PHOENIX – With Barry Bonds’ eligibility running out, baseball minds are split on whether one of most talented players in history should be in the Hall of Fame.
Despite continuing to trend upward in recent years, Bonds still hasn’t gotten the 75 percent of the vote needed to be enshrined in Cooperstown.
On Tuesday, voting revealed the former Arizona State standout secured 59.1 percent.
“I never, ever check his name,” ESPN baseball analyst Pedro Gomez said. “I think those that do check his name have no issue with it. They’re looking at it differently.”
Despite his accomplishments, Bonds became the face of what many baseball purists describe as a tainted era in the sport’s history. Bonds’ name has been tied to steroid use.
His resume speaks volumes. In 22 seasons, Bonds won an unprecedented seven NL Most Valuable Player awards. He is the only player in baseball history to have 500 steals and 500 home runs. His record of 762 home runs has not been surpassed. He won eight Gold Glove awards and finished with a career .444 on-base percentage.
Bonds never eclipsed 40 percent of the votes in his first three years on the ballot. However, the Baseball Writers’ Association of America has gone through a changing of the guard, with a wave of new, younger baseball writers having a vote. With that influx of new blood, Bonds began trending upward.
Steve West, a biographer for the Society for American Baseball Research (SABR), said younger baseball writers tend to care less about the influence of performance enhancing drugs.
“They think Barry (Bonds) was a great player and deserves to be in,” West said.
The support Bonds has received from voters has risen steadily, going from 44.3 percent in 2016 to 59.1 percent in the most recent balloting.
Bonds has received support from a number of baseball pundits, including the Athletic’s Ken Rosenthal and Jayson Stark, and ESPN’s Tim Kurkjian, Keith Law and Peter Gammons. According to a tweet from ESPN’s Jeff Passan, 70.6 percent of first-time voters had Bonds on their ballot, reinforcing the idea that new voters’ opinions of Bonds differ from long-standing members of the BBWAA.
This is staggering.
Of the 232 who revealed ballots to @NotMrTibbs, 71.1 percent voted for Roger Clemens and 70.6 percent for Barry Bonds.
Of the 193 whose ballots remain private, 45.6 percent voted for Roger Clemens and 45.1 percent for Barry Bonds.
— Jeff Passan (@JeffPassan) January 22, 2019
However, Bonds now has only three years of eligibility remaining on the BBWAA ballot, and with his voting totals increasing only marginally year-to-year (he gained 2.7 percent from 2018 to 2019), it appears many voters remain steadfast in their opposition.
The most notable caveat to Bonds’ case is the recent induction of some other players associated with PEDs.

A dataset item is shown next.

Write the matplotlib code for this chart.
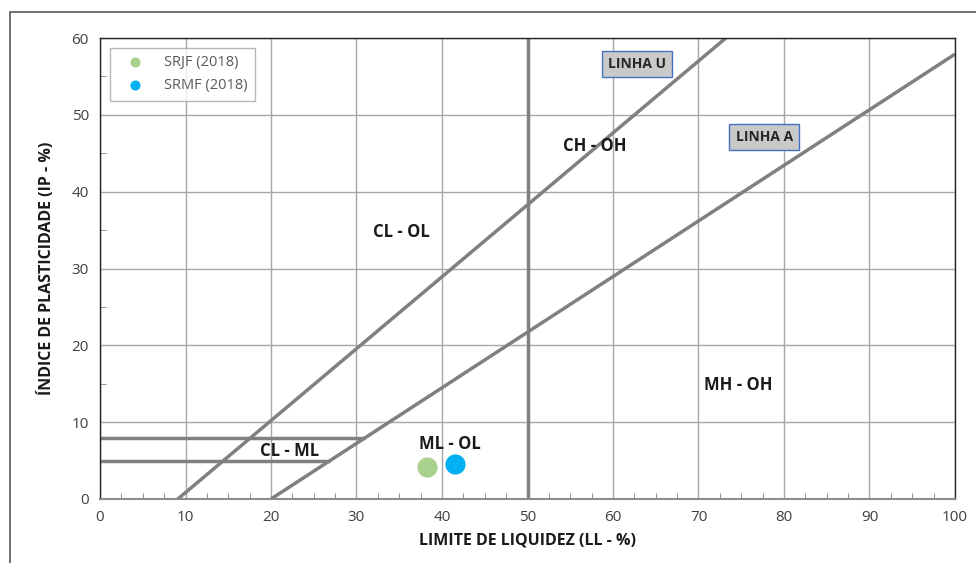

“Mike Piazza got in, and everyone who covered baseball knew Mike Piazza was using PEDs, and everyone knew Jeff Bagwell was using PEDs, ” said author Jeff Pearlman, who wrote “Love Me, Hate Me: Barry Bonds and the Making of an Antihero.” “There came a point, and I guess it’s a fair question, ‘If we’re going to let guys like Piazza and Bagwell in, well, Bonds is better than both of them, so we might as well let him in.'”
Many argue that Bonds produced numbers that were Hall-of-Fame worthy long before his PED usage. Throughout the 1990s, Bonds was a force. He hit for power and average while consistently putting up 30 or more steals and home runs a year en route to a slashline of .301/.432/.603.
Still, many voters have not been swayed, including Gomez, who said that Bonds can only blame his own decisions if he is never enshrined.
“If you play 18 holes of golf, and you are having the round of your life for 17 holes, and on the 18th you shoot one into the woods and you say, ‘You know what, I’ve had such a great round, I’m just going to drop one from here,’ your whole round is gone at that point,” Gomez said. “He could’ve easily been a Hall of Famer on the first ballot, but he made a choice.”
The clock is ticking for Bonds. Over the seven years he has been eligible, he has gone from receiving 36.9 percent of the vote to 59.1 percent. Although the winds seem to be shifting in his favor, they might not be blowing strongly enough to get him to Cooperstown.